**DESCRIPTION OF THE TASK:** The listing below holds pictures; exclude them. Return exactly the lines from the one with "Recreate this image as a component" through the one with "141.8, 124.3, 121.1];".

-- START OF LISTED ENTRIES --

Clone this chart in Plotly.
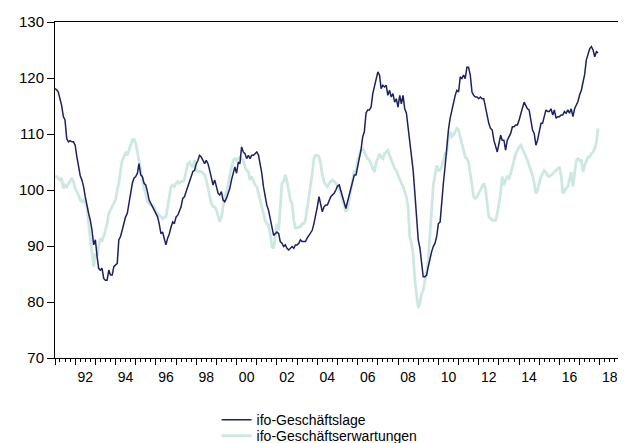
import pandas as pd
import plotly.graph_objects as go

# Monthly values, Jan 1991 - Dec 2017
geschaeftslage = [
    118.1, 117.9, 117.5, 116.3, 115.1, 113.1, 112.5, 109.2, 108.6, 108.8, 108.6, 108.6,
    108.0, 105.9, 104.4, 102.6, 101.8, 100.6, 98.8, 97.0, 95.8, 94.6, 92.8, 90.2,
    91.1, 88.1, 86.0, 85.7, 86.0, 84.2, 83.9, 83.9, 85.7, 84.8, 84.8, 86.3,
    86.6, 86.9, 91.1, 91.7, 92.8, 94.0, 95.2, 95.8, 97.6, 98.8, 101.2, 102.1,
    102.4, 103.0, 104.7, 102.7, 102.4, 101.2, 100.9, 99.7, 98.2, 97.6, 97.0, 96.4,
    95.8, 95.2, 94.0, 92.2, 92.5, 91.1, 90.2, 91.4, 92.2, 93.4, 94.3,
    94.0, 95.2, 95.5, 96.4, 97.0, 98.5, 98.8, 99.7, 100.6, 101.8, 102.7, 103.3,
    103.5, 104.7, 105.3, 106.2, 105.9, 105.3, 104.7, 105.3, 104.7, 103.5, 102.4, 100.9,
    101.8, 100.3, 99.4, 99.1, 99.7, 98.2, 97.9, 98.5, 99.4, 100.3, 101.8, 103.0,
    104.1, 103.0, 105.0, 104.7, 107.7, 106.8, 106.5, 105.6, 106.2, 105.6, 106.2, 106.2,
    106.5, 106.8, 106.2, 104.7, 103.0, 100.6, 98.8, 97.3, 96.4, 94.6, 93.4, 91.9,
    92.2, 92.5, 92.2, 90.8, 90.5, 89.9, 90.2, 89.6, 89.3, 89.6, 89.9, 89.6,
    90.2, 90.2, 90.5, 91.1, 90.8, 90.8, 90.8, 91.4, 91.9, 92.2, 92.8, 94.0,
    95.2, 97.0, 98.8, 97.3, 96.1, 97.0, 97.3, 97.3, 98.2, 98.8, 99.1, 99.4,
    100.0, 100.7, 100.9, 100.0, 98.8, 97.6, 96.7, 97.9, 99.1, 100.0, 101.2, 102.7,
    102.7, 104.1, 105.9, 107.1, 109.5, 110.4, 113.7, 114.3, 114.3, 114.8, 117.2, 118.7,
    119.6, 121.1, 120.5, 118.1, 118.7, 118.4, 118.7, 116.9, 117.8, 116.6, 117.2, 115.7,
    116.3, 114.8, 116.9, 115.4, 116.9, 114.5, 113.7, 111.3, 108.3, 105.3, 103.5,
    99.4, 94.6, 91.1, 89.6, 86.9, 84.5, 84.5, 84.8, 86.3, 87.8, 89.0, 89.9,
    90.5, 91.7, 94.0, 94.3, 98.2, 101.2, 104.1, 108.3, 110.7, 112.8, 114.3, 115.4,
    116.9, 117.8, 117.5, 120.2, 119.9, 120.5, 119.9, 121.9, 121.9, 120.5, 117.5, 116.9,
    116.6, 116.6, 116.3, 116.6, 116.3, 116.3, 114.8, 113.1, 111.9, 111.0, 110.7, 108.9,
    107.7, 106.8, 108.3, 109.8, 108.9, 108.9, 107.1, 108.9, 109.5, 110.1, 111.3, 111.3,
    111.6, 111.6, 112.5, 113.7, 114.8, 115.7, 115.1, 114.5, 114.3, 112.8, 110.7, 110.1,
    108.0, 108.9, 110.4, 111.9, 111.9, 113.1, 114.3, 114.0, 114.0, 114.5, 113.4, 114.3,
    112.8, 113.1, 113.1, 113.4, 113.4, 114.0, 113.7, 114.3, 113.7, 114.5, 113.1, 114.5,
    115.1, 115.8, 117.0, 117.8, 119.2, 120.6, 123.2, 124.1, 125.2, 125.6, 125.0, 123.8,
    124.7, 124.5,
]

geschaeftserwartungen = [
    102.4, 102.4, 102.1, 101.8, 102.1, 100.3, 100.9, 100.6, 101.2, 101.5, 102.1, 101.5,
    100.3, 99.7, 99.1, 98.2, 97.9, 98.2, 97.6, 97.0, 94.0, 91.1, 88.1, 86.3,
    88.7, 88.1, 89.9, 91.4, 90.8, 91.7, 92.8, 94.0, 95.8, 96.4, 97.0, 97.6,
    98.2, 100.0, 101.2, 103.5, 105.3, 105.9, 106.8, 106.2, 107.1, 108.0, 108.9, 109.0,
    108.3, 106.8, 105.3, 103.5, 101.8, 100.3, 99.4, 97.9, 97.6, 97.3, 97.3, 97.0,
    96.1, 95.8, 95.5, 95.2, 94.9, 95.2, 95.2, 97.0, 98.8, 100.6, 100.9,
    100.6, 101.2, 101.5, 101.2, 101.5, 101.5, 101.8, 103.3, 104.7, 105.0, 104.4, 104.1,
    105.3, 103.5, 103.3, 103.3, 103.3, 103.0, 102.7, 101.8, 100.3, 99.4, 97.6, 97.0,
    97.0, 96.4, 95.2, 94.3, 95.2, 97.0, 98.8, 99.7, 100.9, 102.7, 104.1, 105.3,
    105.6, 105.3, 105.6, 105.9, 105.6, 105.3, 104.1, 103.5, 103.3, 101.8, 102.4, 101.5,
    100.9, 100.6, 99.4, 98.2, 97.0, 95.8, 94.6, 94.0, 93.7, 92.2, 89.9, 89.6,
    92.2, 94.0, 92.8, 97.6, 101.2, 101.5, 102.7, 101.5, 99.7, 98.2, 97.6, 94.6,
    93.2, 93.2, 93.4, 93.4, 94.0, 94.0, 94.6, 96.4, 98.5, 100.9, 103.0, 105.6,
    106.2, 106.2, 105.9, 104.7, 102.7, 101.5, 100.9, 100.6, 101.2, 101.5, 101.8, 101.5,
    101.2, 100.9, 100.3, 99.4, 98.2, 97.0, 96.1, 96.7, 98.2, 100.0, 101.8, 103.5,
    102.9, 105.3, 106.2, 107.1, 107.4, 106.8, 106.2, 105.6, 105.3, 104.7, 103.8, 103.2,
    105.0, 105.6, 106.5, 105.9, 105.6, 106.5, 106.8, 107.1, 106.2, 105.3, 104.4, 103.8,
    103.5, 102.6, 102.1, 101.2, 100.6, 99.7, 98.8, 97.0, 91.6, 90.5, 88.4,
    83.9, 80.9, 78.9, 79.8, 81.5, 82.1, 83.6, 85.4, 87.5, 91.6, 97.0, 100.9,
    102.6, 104.4, 103.5, 103.5, 104.1, 105.3, 106.5, 106.5, 109.5, 110.4, 109.5, 109.8,
    110.4, 111.0, 110.7, 109.5, 108.6, 107.4, 105.9, 105.6, 105.0, 102.9, 100.6, 98.8,
    98.5, 98.8, 99.4, 100.0, 100.6, 101.2, 100.3, 97.6, 95.2, 94.9, 94.6, 94.6,
    94.6, 95.8, 97.6, 99.4, 102.4, 100.9, 101.8, 102.4, 102.1, 102.9, 104.1, 105.6,
    106.5, 107.1, 107.7, 108.0, 107.4, 106.5, 105.9, 105.3, 104.4, 103.5, 102.6, 101.2,
    99.4, 100.0, 101.2, 102.4, 102.9, 103.5, 103.2, 102.6, 102.4, 102.6, 102.9, 103.2,
    103.5, 103.8, 104.1, 102.6, 99.4, 99.7, 100.3, 100.6, 102.1, 103.2, 100.6, 102.9,
    105.3, 105.6, 105.3, 105.3, 103.2, 104.4, 105.0, 105.9, 105.9, 106.5, 106.8, 107.4,
    108.6, 111.0,
]

series_names = ["ifo-Geschäftslage", "ifo-Geschäftserwartungen"]
year_labels = ["92", "94", "96", "98", "00", "02", "04", "06", "08", "10", "12", "14", "16", "18"]
label_years = [1992, 1994, 1996, 1998, 2000, 2002, 2004, 2006, 2008, 2010, 2012, 2014, 2016, 2018]

dates_lage = pd.date_range("1991-01-01", periods=len(geschaeftslage), freq="MS")
dates_erw = pd.date_range("1991-01-01", periods=len(geschaeftserwartungen), freq="MS")

DARK = "#1c2160"
LIGHT = "#cde8e2"
FONT = "Arial, Liberation Sans, Helvetica, sans-serif"

fig = go.Figure()
fig.add_trace(go.Scatter(x=dates_erw, y=geschaeftserwartungen, mode="lines", name=series_names[1],
                         line=dict(color=LIGHT, width=2.8), legend="legend2"))
fig.add_trace(go.Scatter(x=dates_lage, y=geschaeftslage, mode="lines", name=series_names[0],
                         line=dict(color=DARK, width=1.5), legend="legend"))
# empty helper trace so the label axis is drawn
fig.add_trace(go.Scatter(x=[], y=[], xaxis="x2", showlegend=False, hoverinfo="skip"))

x_range = ["1991-01-01", "2019-01-01"]
year_ticks = [f"{y}-01-01" for y in range(1991, 2020)]

legend_common = dict(orientation="v", xanchor="left", yanchor="top",
                     bgcolor="rgba(0,0,0,0)", font=dict(size=14, family=FONT, color="black"))

# the page body has an 8px default margin, so the figure is 8px smaller
fig.update_layout(
    width=618, height=435,
    margin=dict(l=47, r=6, t=14, b=85, autoexpand=False),
    paper_bgcolor="white", plot_bgcolor="white",
    font=dict(family=FONT, size=14, color="black"),
    showlegend=True,
    legend=dict(x=0.286, y=-0.137, **legend_common),
    legend2=dict(x=0.286, y=-0.185, **legend_common),
    hovermode=False,
    xaxis=dict(
        type="date", range=x_range, showgrid=False, zeroline=False, automargin=False,
        showline=True, linecolor="black", linewidth=1, mirror=True,
        tickmode="array", tickvals=year_ticks, ticks="outside", ticklen=6,
        tickcolor="black", tickwidth=1, showticklabels=False,
        minor=dict(ticks="outside", dtick="M3", tick0="1991-01-01", ticklen=3,
                   tickcolor="black", tickwidth=1, showgrid=False),
    ),
    xaxis2=dict(
        type="date", range=x_range, overlaying="x", anchor="y", side="bottom",
        showgrid=False, zeroline=False, showline=False, automargin=False,
        tickmode="array", tickvals=[f"{y}-07-01" for y in label_years], ticktext=year_labels,
        ticks="outside", ticklen=6, tickcolor="rgba(0,0,0,0)",
        tickfont=dict(size=14, family=FONT, color="black"),
    ),
    yaxis=dict(
        range=[70, 130], tickmode="array", tickvals=[70, 80, 90, 100, 110, 120, 130],
        showgrid=False, zeroline=False, showline=True, linecolor="black", linewidth=1,
        mirror=True, ticks="outside", ticklen=7, tickcolor="black", tickwidth=1,
        automargin=False, tickfont=dict(size=15, family=FONT, color="black"),
    ),
)

fig.write_html("out.html", config={"displayModeBar": False})
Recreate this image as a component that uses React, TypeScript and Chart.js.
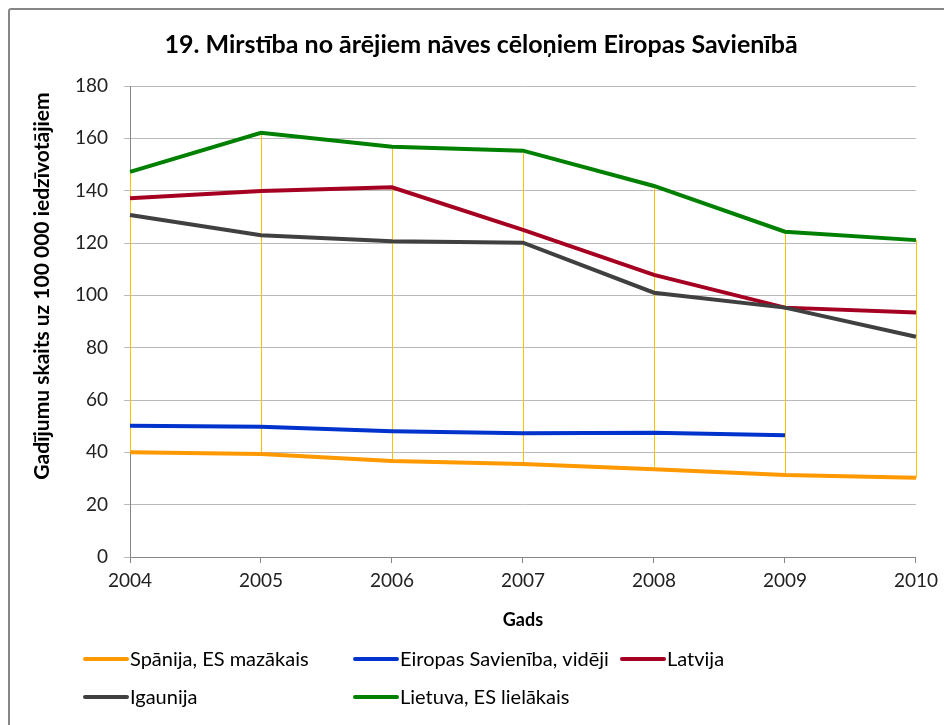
import React, { useEffect, useRef } from "react";
import { Chart, registerables } from "chart.js";

Chart.register(...registerables);

const years = ["2004", "2005", "2006", "2007", "2008", "2009", "2010"];
const spain = [40.0, 39.4, 36.7, 35.5, 33.5, 31.3, 30.3];
const euAverage = [50.2, 49.8, 48.1, 47.3, 47.5, 46.5, null];
const latvia = [137.1, 139.9, 141.3, 125.0, 107.8, 95.3, 93.4];
const estonia = [130.7, 123.0, 120.7, 120.1, 101.0, 95.3, 84.2];
const lithuania = [147.2, 162.1, 156.8, 155.3, 141.8, 124.3, 121.1];

const seriesLabels = [
  "Spānija, ES mazākais",
  "Eiropas Savienība, vidēji",
  "Latvija",
  "Igaunija",
  "Lietuva, ES lielākais",
];
const seriesColors = ["#FF9900", "#0033CC", "#A50021", "#404040", "#008000"];
const seriesData = [spain, euAverage, latvia, estonia, lithuania];

const chartTitle = "19. Mirstība no ārējiem nāves cēloņiem Eiropas Savienībā";
const yTitle = "Gadījumu skaits uz 100 000 iedzīvotājiem";
const xTitle = "Gads";

const FONT = "Lato, 'Open Sans', sans-serif";

const highLowPlugin = {
  id: "highLow",
  beforeDatasetsDraw(chart: any) {
    const { ctx, scales } = chart;
    const x = scales.x;
    const y = scales.y;
    ctx.save();
    ctx.strokeStyle = "#FFC000";
    ctx.lineWidth = 1;
    years.forEach((_, i) => {
      const vals = chart.data.datasets
        .map((d: any) => d.data[i])
        .filter((v: any) => v !== null && v !== undefined);
      if (vals.length < 2) return;
      const lo = Math.min(...vals);
      const hi = Math.max(...vals);
      const px = Math.round(x.getPixelForValue(i)) + 0.5;
      ctx.beginPath();
      ctx.moveTo(px, y.getPixelForValue(lo));
      ctx.lineTo(px, y.getPixelForValue(hi));
      ctx.stroke();
    });
    ctx.restore();
  },
};

const decorPlugin = {
  id: "decor",
  afterDraw(chart: any) {
    const { ctx, chartArea } = chart;
    ctx.save();
    ctx.fillStyle = "#000";
    // title
    ctx.font = `bold 25px ${FONT}`;
    ctx.textAlign = "center";
    ctx.textBaseline = "middle";
    ctx.fillText(chartTitle, 481, 45);
    // y title
    ctx.save();
    ctx.translate(42, chartArea.top + 200);
    ctx.rotate(-Math.PI / 2);
    ctx.font = `bold 21px ${FONT}`;
    ctx.fillText(yTitle, 0, 0);
    ctx.restore();
    // x title
    ctx.font = `bold 18px ${FONT}`;
    ctx.fillText(xTitle, (chartArea.left + chartArea.right) / 2, chartArea.bottom + 63);
    // legend
    const colX = [85, 355, 622];
    const rowY = [659, 697];
    ctx.font = `20px ${FONT}`;
    ctx.textAlign = "left";
    chart.data.datasets.forEach((ds: any, i: number) => {
      const cx = colX[i % 3];
      const cy = rowY[Math.floor(i / 3)];
      ctx.strokeStyle = ds.borderColor;
      ctx.lineWidth = 4;
      ctx.lineCap = "round";
      ctx.beginPath();
      ctx.moveTo(cx, cy);
      ctx.lineTo(cx + 42, cy);
      ctx.stroke();
      ctx.fillStyle = "#000";
      ctx.fillText(ds.label, cx + 45, cy + 1);
    });
    ctx.restore();
  },
};

export default function App() {
  const ref = useRef<HTMLCanvasElement | null>(null);

  useEffect(() => {
    if (!ref.current) return;
    const chart = new Chart(ref.current, {
      type: "line",
      data: {
        labels: years,
        datasets: seriesData.map((d, i) => ({
          label: seriesLabels[i],
          data: d,
          borderColor: seriesColors[i],
          backgroundColor: seriesColors[i],
          borderWidth: 4,
          pointRadius: 0,
          tension: 0,
          spanGaps: false,
          order: seriesData.length - i,
        })),
      },
      options: {
        animation: false,
        responsive: false,
        devicePixelRatio: 1,
        layout: { padding: { left: 0, top: 86, right: 26, bottom: 128 } },
        plugins: {
          legend: { display: false },
          title: { display: false },
          tooltip: { enabled: false },
        },
        scales: {
          x: {
            offset: false,
            grid: {
              drawOnChartArea: false,
              drawTicks: true,
              tickLength: 6,
              color: "#868686",
            },
            border: { color: "#868686", width: 1 },
            ticks: {
              font: { family: FONT, size: 19 },
              color: "#222",
              padding: 6,
              maxRotation: 0,
            },
            afterFit(scale: any) {
              scale.height = 40;
            },
          },
          y: {
            min: 0,
            max: 180,
            ticks: {
              stepSize: 20,
              font: { family: FONT, size: 19 },
              color: "#222",
              padding: 16,
            },
            grid: {
              color: "#BABABA",
              lineWidth: 1,
              tickLength: 6,
            },
            border: { color: "#868686", width: 1 },
            afterFit(scale: any) {
              scale.width = 130;
            },
          },
        },
      },
      plugins: [highLowPlugin, decorPlugin],
    });
    return () => chart.destroy();
  }, []);

  return (
    <div
      style={{
        position: "fixed",
        left: 0,
        top: 0,
        width: 944,
        height: 725,
        overflow: "hidden",
        background: "#fff",
      }}
    >
      <div
        style={{
          position: "absolute",
          left: 8,
          top: 8,
          width: 1000,
          height: 800,
          border: "2px solid #868686",
          borderRadius: 3,
        }}
      />
      <canvas
        ref={ref}
        width={944}
        height={725}
        style={{ position: "absolute", left: 0, top: 0, width: 944, height: 725 }}
      />
    </div>
  );
}
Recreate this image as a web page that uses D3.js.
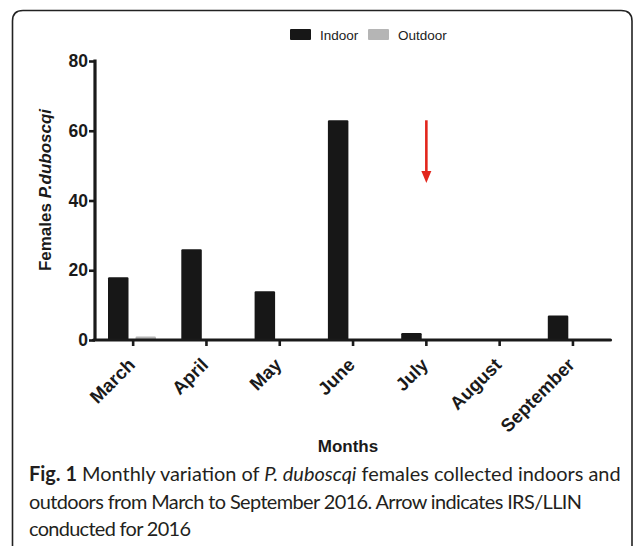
<!DOCTYPE html>
<html>
<head>
<meta charset="utf-8">
<script src="https://cdn.jsdelivr.net/npm/d3@7"></script>
<style>
  html, body { margin: 0; padding: 0; background: #fff; }
  svg { display: block; }
</style>
</head>
<body>
<svg id="chart" width="637" height="546"></svg>
<script>
// ---- data ----
const months = ["March", "April", "May", "June", "July", "August", "September"];
const series = ["Indoor", "Outdoor"];
const indoor = [18, 26, 14, 63, 2, 0, 7];
const outdoor = [1, 0, 0, 0, 0, 0, 0];
const yTicks = [0, 20, 40, 60, 80];
const arrowMonth = "July";
const arrowFromTo = [63, 45];
const yLabelParts = ["Females ", "P.duboscqi"];
const xLabel = "Months";
const captionLines = [
  [["Fig. 1", "bold"], [" Monthly variation of ", "normal"], ["P. duboscqi", "italic"], [" females collected indoors and", "normal"]],
  [["outdoors from March to September 2016. Arrow indicates IRS/LLIN", "normal"]],
  [["conducted for 2016", "normal"]]
];

// ---- styles ----
const colors = { Indoor: "#171717", Outdoor: "#b5b5b5" };
const ink = "#1a1a1a";
const axisFont = "'Liberation Sans', Arial, Helvetica, sans-serif";

const svg = d3.select("#chart");

// frame
svg.append("path")
  .attr("d", "M12.5,546 L12.5,21 Q12.5,10.5 23,10.5 L621,10.5 Q632,10.5 632,21 L632,546")
  .attr("fill", "none").attr("stroke", "#222").attr("stroke-width", 1.6);

// scales
const y = d3.scaleLinear().domain([0, 80]).range([340, 61]);
const x0 = d3.scaleBand().domain(months).range([96.5, 609.6]).padding(0);
const x1 = d3.scaleBand().domain(series).range([11.5, 59.5]).paddingInner(0.2545).paddingOuter(0);

const vals = { Indoor: indoor, Outdoor: outdoor };

// bars
const g = svg.append("g");
months.forEach((m, i) => {
  series.forEach(s => {
    const v = vals[s][i];
    if (v <= 0) return;
    g.append("rect")
      .attr("x", x0(m) + x1(s))
      .attr("y", y(v))
      .attr("width", x1.bandwidth())
      .attr("height", y(0) - y(v))
      .attr("rx", 1.2)
      .attr("fill", colors[s]);
  });
});

// y axis
const yAxis = svg.append("g")
  .attr("transform", "translate(95,0)")
  .call(d3.axisLeft(y).tickValues(yTicks).tickSize(6).tickSizeOuter(0).tickPadding(1));
yAxis.select(".domain").attr("stroke", ink).attr("stroke-width", 3.2)
  .attr("d", `M0,${y(80) - 1.5}V${y(0)}`);
yAxis.selectAll(".tick line").attr("stroke", ink).attr("stroke-width", 2.6);
yAxis.selectAll(".tick text")
  .attr("font-family", axisFont).attr("font-weight", "bold").attr("font-size", 17.5)
  .attr("fill", ink);

// x axis
const xAxis = svg.append("g")
  .attr("transform", "translate(0,340)")
  .call(d3.axisBottom(x0).tickSize(6).tickSizeOuter(0));
xAxis.select(".domain").attr("stroke", ink).attr("stroke-width", 3.2)
  .attr("d", `M93.5,0H610.5`).attr("stroke-linecap", "round");
xAxis.selectAll(".tick line").attr("stroke", ink).attr("stroke-width", 2.6);
xAxis.selectAll(".tick text")
  .attr("font-family", axisFont).attr("font-weight", "bold").attr("font-size", 18.5)
  .attr("fill", ink)
  .attr("text-anchor", "end")
  .attr("x", 0).attr("y", 0).attr("dy", 0)
  .attr("transform", "translate(3,26) rotate(-45)");

// y label
const yl = svg.append("text")
  .attr("transform", "translate(51,190) rotate(-90)")
  .attr("text-anchor", "middle")
  .attr("font-family", axisFont).attr("font-weight", "bold").attr("font-size", 17)
  .attr("fill", ink);
yl.append("tspan").text(yLabelParts[0]);
yl.append("tspan").attr("font-style", "italic").text(yLabelParts[1]);

// x label
svg.append("text")
  .attr("x", 348).attr("y", 451.5)
  .attr("text-anchor", "middle")
  .attr("font-family", axisFont).attr("font-weight", "bold").attr("font-size", 17)
  .attr("fill", ink)
  .text(xLabel);

// legend
const leg = svg.append("g");
series.forEach((s, i) => {
  const lx = 290 + i * 78;
  leg.append("rect").attr("x", lx).attr("y", 29).attr("width", 21).attr("height", 11)
    .attr("rx", 1).attr("fill", colors[s]);
  leg.append("text").attr("x", lx + 30).attr("y", 39.5)
    .attr("font-family", axisFont).attr("font-size", 13.5).attr("fill", "#222")
    .text(s);
});

// arrow
const ax = x0(arrowMonth) + x0.bandwidth() / 2;
const red = "#e2261c";
svg.append("line")
  .attr("x1", ax).attr("x2", ax)
  .attr("y1", y(arrowFromTo[0])).attr("y2", y(arrowFromTo[1]) - 10)
  .attr("stroke", red).attr("stroke-width", 2.6);
const tipY = y(arrowFromTo[1]);
svg.append("path")
  .attr("d", `M${ax - 5},${tipY - 12}L${ax + 5},${tipY - 12}L${ax},${tipY}Z`)
  .attr("fill", red);

// caption
const capFont = "Lato, 'Open Sans', sans-serif";
const baselines = [481, 508.5, 536];
const lineWidths = [592, 553, 162];
let capSize = 19;
const capTexts = captionLines.map((parts, li) => {
  const t = svg.append("text")
    .attr("x", 29).attr("y", baselines[li])
    .attr("font-family", capFont).attr("font-size", capSize).attr("fill", "#231f20");
  parts.forEach(([txt, st]) => {
    const sp = t.append("tspan").text(txt);
    if (st === "bold") sp.attr("font-weight", "bold");
    if (st === "italic") sp.attr("font-style", "italic");
  });
  return t;
});
// fit the first line to its width in the figure; other lines share the size
const w0 = capTexts[0].node().getComputedTextLength();
capSize = capSize * lineWidths[0] / w0;
capTexts.forEach((t, i) => {
  t.attr("font-size", capSize);
  if (i > 0) t.attr("textLength", lineWidths[i]).attr("lengthAdjust", "spacing");
});
</script>
</body>
</html>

-- END OF LISTED ENTRIES --

**TASK SOLUTION:**
Recreate this image as a component that uses React, TypeScript and Chart.js.
import React, { useEffect, useRef } from "react";
import { Chart, registerables } from "chart.js";

Chart.register(...registerables);

const years = ["2004", "2005", "2006", "2007", "2008", "2009", "2010"];
const spain = [40.0, 39.4, 36.7, 35.5, 33.5, 31.3, 30.3];
const euAverage = [50.2, 49.8, 48.1, 47.3, 47.5, 46.5, null];
const latvia = [137.1, 139.9, 141.3, 125.0, 107.8, 95.3, 93.4];
const estonia = [130.7, 123.0, 120.7, 120.1, 101.0, 95.3, 84.2];
const lithuania = [147.2, 162.1, 156.8, 155.3, 141.8, 124.3, 121.1];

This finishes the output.